Attention Mechanism

An attention mechanism is a neural network component that allows a model to dynamically weigh the importance of different input elements when producing an output.

The attention mechanism was introduced by Bahdanau, Cho, and Bengio in 2014 to address a limitation of encoder-decoder architectures for sequence-to-sequence tasks like machine translation. In a standard encoder-decoder model, the encoder compresses the entire input sequence into a fixed-length context vector, which becomes a bottleneck for long sequences. The attention mechanism solves this by allowing the decoder to access the entire sequence of encoder hidden states, computing a weighted sum of these states at each decoding step. The weights are learned and indicate which parts of the input are most relevant for generating the current output token.

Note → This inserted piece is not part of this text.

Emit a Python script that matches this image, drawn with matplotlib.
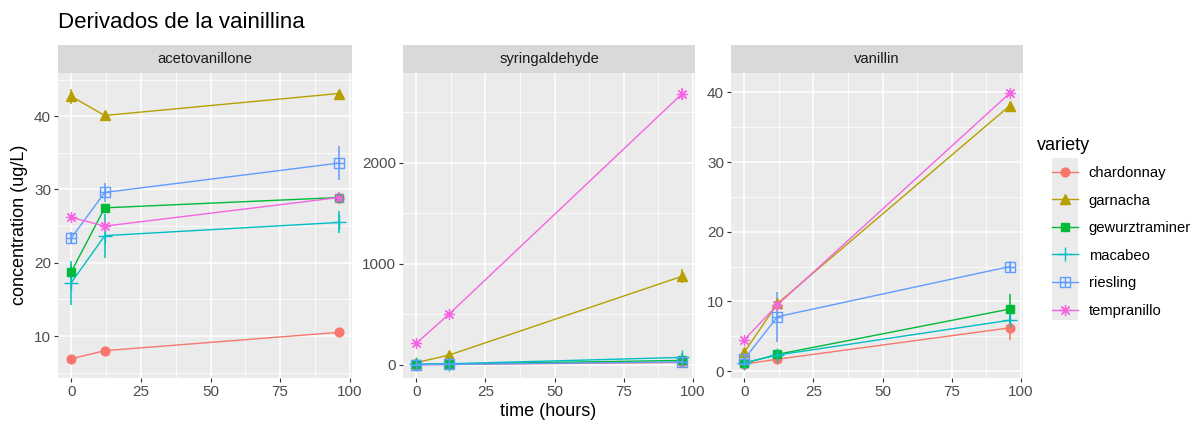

This computation involves three key components: a query, a set of keys, and a set of values. The query is derived from the decoder’s current hidden state, and the keys are derived from the encoder’s hidden states. A compatibility function (often a dot product or a small neural network) computes a score between the query and each key. These scores are normalized using a softmax function to produce attention weights, which are then used to compute a weighted sum of the values (typically the same as the keys). This weighted sum, called the context vector, is fed into the decoder along with the previous output to generate the next token.

Attention mechanisms have since evolved into several variants, including self-attention (where queries, keys, and values all come from the same sequence) and multi-head attention (which runs multiple attention operations in parallel). The Transformer architecture, introduced in 2017, relies entirely on self-attention and has become the foundation for many state-of-the-art models in natural language processing and other domains. The mechanism is differentiable, allowing it to be trained end-to-end with backpropagation.

Why it matters

Attention mechanisms are fundamental to modern deep learning because they enable models to handle long-range dependencies and variable-length inputs effectively. They have been crucial for breakthroughs in machine translation, text summarization, image captioning, and speech recognition. By providing interpretable weight distributions, attention also offers insights into model decision-making, which is valuable for debugging and trust. The mechanism’s flexibility has led to architectures like Transformers, which power large language models and have transformed natural language processing and beyond.

First appeared

Bahdanau, Cho, Bengio, 2014.

FAQ

How does it work?

The mechanism computes a weighted sum of input values, where weights are determined by the relevance of each input element to a query. A compatibility function scores the query against each key, and softmax normalizes these scores into attention weights. The weighted sum of values produces a context vector that highlights important information.

What is the difference between soft and hard attention?

Soft attention computes a differentiable weighted sum over all input elements, allowing gradient-based training. Hard attention selects a single element stochastically, which is non-differentiable and requires reinforcement learning or other techniques for training. Soft attention is more commonly used in practice due to its simplicity and efficiency.

When should I use self-attention versus cross-attention?

Use self-attention when modeling relationships within a single sequence, such as in language models or text classification. Use cross-attention when combining information from two different sequences, such as in machine translation where the decoder attends to the encoder’s output. Many architectures, like Transformers, use both in different layers.